Concepteur ou exécutant ?
C’est encore Perrenoud[[http://www.unige.ch/fapse/SSE/teachers/perrenoud/php_main/php_1996/1996_16.html]] qui en 1996 considère, face au risque de prolétarisation du métier, que les enseignants professionnels, individuellement ou en groupe, devraient être « des leaders innovateurs, capables de s’améliorer eux-mêmes, d’analyser leurs propres actions, d’identifier les besoins des élèves et d’y réagir, enfin, d’évaluer le résultat de leurs interventions. » Mais l’un des freins à une réelle professionnalisation du métier – bien analysé par Jean-Pierre Astolfi[[L’erreur, un outil pour enseigner, ESF 1997.]] – consiste en « une certaine façon de le vivre en se défendant d’être responsable de ce qui se passe, en projetant tout sur les conditions externes, matérielles et institutionnelles », ce qui « interdit d’y prendre part comme acteur majeur et vivant ». Et ajoutait-il « l’excès d’attribution externe ne fait qu’exprimer une forme d’angoisse face au métier et traduit les tentatives, même maladroites et discutables, pour s’en protéger ».

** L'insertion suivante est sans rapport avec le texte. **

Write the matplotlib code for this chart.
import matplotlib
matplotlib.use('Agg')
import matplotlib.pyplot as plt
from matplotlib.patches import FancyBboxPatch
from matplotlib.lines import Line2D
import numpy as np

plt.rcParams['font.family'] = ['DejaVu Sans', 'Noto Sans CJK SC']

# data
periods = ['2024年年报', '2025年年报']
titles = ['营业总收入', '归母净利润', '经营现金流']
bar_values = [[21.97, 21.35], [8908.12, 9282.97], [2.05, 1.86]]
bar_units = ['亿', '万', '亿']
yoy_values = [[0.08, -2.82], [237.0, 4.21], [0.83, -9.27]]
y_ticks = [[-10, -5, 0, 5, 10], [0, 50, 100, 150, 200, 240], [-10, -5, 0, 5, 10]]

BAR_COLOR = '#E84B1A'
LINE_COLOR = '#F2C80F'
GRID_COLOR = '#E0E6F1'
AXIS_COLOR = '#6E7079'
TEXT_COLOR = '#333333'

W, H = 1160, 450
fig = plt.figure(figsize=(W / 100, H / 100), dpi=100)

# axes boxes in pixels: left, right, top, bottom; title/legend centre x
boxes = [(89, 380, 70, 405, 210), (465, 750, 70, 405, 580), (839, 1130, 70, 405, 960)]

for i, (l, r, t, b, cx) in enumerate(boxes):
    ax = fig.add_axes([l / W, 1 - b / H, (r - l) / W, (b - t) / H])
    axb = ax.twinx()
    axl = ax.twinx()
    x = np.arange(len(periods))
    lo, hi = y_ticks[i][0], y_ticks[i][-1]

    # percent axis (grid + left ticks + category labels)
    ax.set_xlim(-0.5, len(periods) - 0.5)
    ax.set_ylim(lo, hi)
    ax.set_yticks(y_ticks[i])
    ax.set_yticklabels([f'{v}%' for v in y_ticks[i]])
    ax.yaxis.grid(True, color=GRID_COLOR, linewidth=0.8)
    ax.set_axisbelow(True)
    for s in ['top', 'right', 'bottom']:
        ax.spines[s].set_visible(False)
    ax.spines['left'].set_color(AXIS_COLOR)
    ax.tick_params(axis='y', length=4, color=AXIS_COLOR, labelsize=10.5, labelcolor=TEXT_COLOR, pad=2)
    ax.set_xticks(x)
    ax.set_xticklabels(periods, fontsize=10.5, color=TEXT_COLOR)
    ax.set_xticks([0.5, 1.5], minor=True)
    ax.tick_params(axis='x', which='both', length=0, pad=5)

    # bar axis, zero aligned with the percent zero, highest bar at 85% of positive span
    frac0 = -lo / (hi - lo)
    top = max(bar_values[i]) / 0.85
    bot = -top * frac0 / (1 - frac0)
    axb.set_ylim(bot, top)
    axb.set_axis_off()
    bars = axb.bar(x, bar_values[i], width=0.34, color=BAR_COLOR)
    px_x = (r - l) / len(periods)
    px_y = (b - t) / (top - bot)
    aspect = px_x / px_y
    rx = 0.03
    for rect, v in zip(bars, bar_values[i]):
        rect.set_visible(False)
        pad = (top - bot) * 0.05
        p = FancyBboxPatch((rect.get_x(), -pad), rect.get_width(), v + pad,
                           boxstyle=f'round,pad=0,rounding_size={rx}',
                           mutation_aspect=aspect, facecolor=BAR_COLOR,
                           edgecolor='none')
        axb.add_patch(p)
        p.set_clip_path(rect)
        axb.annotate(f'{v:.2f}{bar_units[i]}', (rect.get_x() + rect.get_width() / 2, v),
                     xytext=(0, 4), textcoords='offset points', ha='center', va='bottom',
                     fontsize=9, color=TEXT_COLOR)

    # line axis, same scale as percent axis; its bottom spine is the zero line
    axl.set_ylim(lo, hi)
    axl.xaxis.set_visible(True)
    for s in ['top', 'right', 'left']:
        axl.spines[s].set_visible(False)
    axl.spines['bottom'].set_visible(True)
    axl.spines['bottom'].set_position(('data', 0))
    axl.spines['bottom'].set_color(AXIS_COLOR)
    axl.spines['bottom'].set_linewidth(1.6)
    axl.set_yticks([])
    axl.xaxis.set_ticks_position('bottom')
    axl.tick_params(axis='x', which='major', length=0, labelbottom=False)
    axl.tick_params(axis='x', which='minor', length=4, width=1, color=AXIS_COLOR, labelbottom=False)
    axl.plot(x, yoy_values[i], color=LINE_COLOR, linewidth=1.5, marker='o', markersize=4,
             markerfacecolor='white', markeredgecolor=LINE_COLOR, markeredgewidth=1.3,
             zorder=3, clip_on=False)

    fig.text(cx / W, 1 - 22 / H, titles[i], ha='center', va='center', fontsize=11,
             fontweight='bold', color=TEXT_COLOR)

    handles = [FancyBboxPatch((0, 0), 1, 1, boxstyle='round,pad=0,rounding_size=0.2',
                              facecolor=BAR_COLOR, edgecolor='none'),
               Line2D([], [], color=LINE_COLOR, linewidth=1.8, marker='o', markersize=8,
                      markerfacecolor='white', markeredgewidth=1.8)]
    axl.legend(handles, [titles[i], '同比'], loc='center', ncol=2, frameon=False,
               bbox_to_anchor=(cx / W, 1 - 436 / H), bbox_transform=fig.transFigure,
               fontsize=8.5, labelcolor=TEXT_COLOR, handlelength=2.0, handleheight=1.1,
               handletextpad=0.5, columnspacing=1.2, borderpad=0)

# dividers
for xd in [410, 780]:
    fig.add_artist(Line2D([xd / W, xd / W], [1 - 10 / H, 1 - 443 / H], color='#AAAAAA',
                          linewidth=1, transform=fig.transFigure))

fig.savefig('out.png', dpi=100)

S’éloigner de la tentation systématique de voir en l’autre – qu’il soit collègue, élève, parent, inspecteur, ministre… – un empêcheur et prendre l’option de s’autoriser à des initiatives et d’assumer ses responsabilités, peut changer en profondeur le rapport qu’on entretient au métier : aux programmes, aux contenus, à la hiérarchie. Ne serait-il donc pas plus utile de travailler, seul et en équipe, à se faire suffisamment confiance pour avancer, et à se vivre, modestement et sereinement comme des professionnels « suffisamment bons » ?
Temps contraint et temps choisi
L’argument du temps est l’un de ceux qui est le plus souvent invoqué comme obstacle à tout changement. Prendre le temps de s’arrêter sur une difficulté rencontrée par les élèves ? Oui mais : le programme ? Travailler entre collègues à croiser nos observations ou élaborer des stratégies communes ? Oui mais on n’a pas les mêmes emplois du temps… Rencontrer les parents ? On ne va pas y passer tous nos samedis ! Le poids des découpages hebdomadaires hérité des habitudes est tel qu’il peut neutraliser les tentatives d’imaginer d’autres scenarios. Rappelons-nous pourtant, comme le disait Aniko Husti[[http://www.youtube.com/watch?v=lrDkojzJXdc&hd=1]], que le temps est une matière souple. En travaillant à un projet ramassé sur quelques semaines, les élèves peuvent en apprendre plus qu’avec le goutte à goutte hebdomadaire. Rien ne nous interdit d’être inventifs et de faire sauter quelques cloisons.
Edgar Morin[[Dans le chapitre V du rapport UNESCO de 1999 sur « Les sept savoirs nécessaires à l’éducation du futur ».]] invite à « être réaliste au sens complexe », à « savoir qu’il y a du possible encore invisible dans le réel ». Nous avons, individuellement et collectivement, à prendre une option : se laisser décourager par « la fermeture des possibles » ou faire advenir le possible encore invisible. Se hace camino al andar : le chemin se fait en marchant.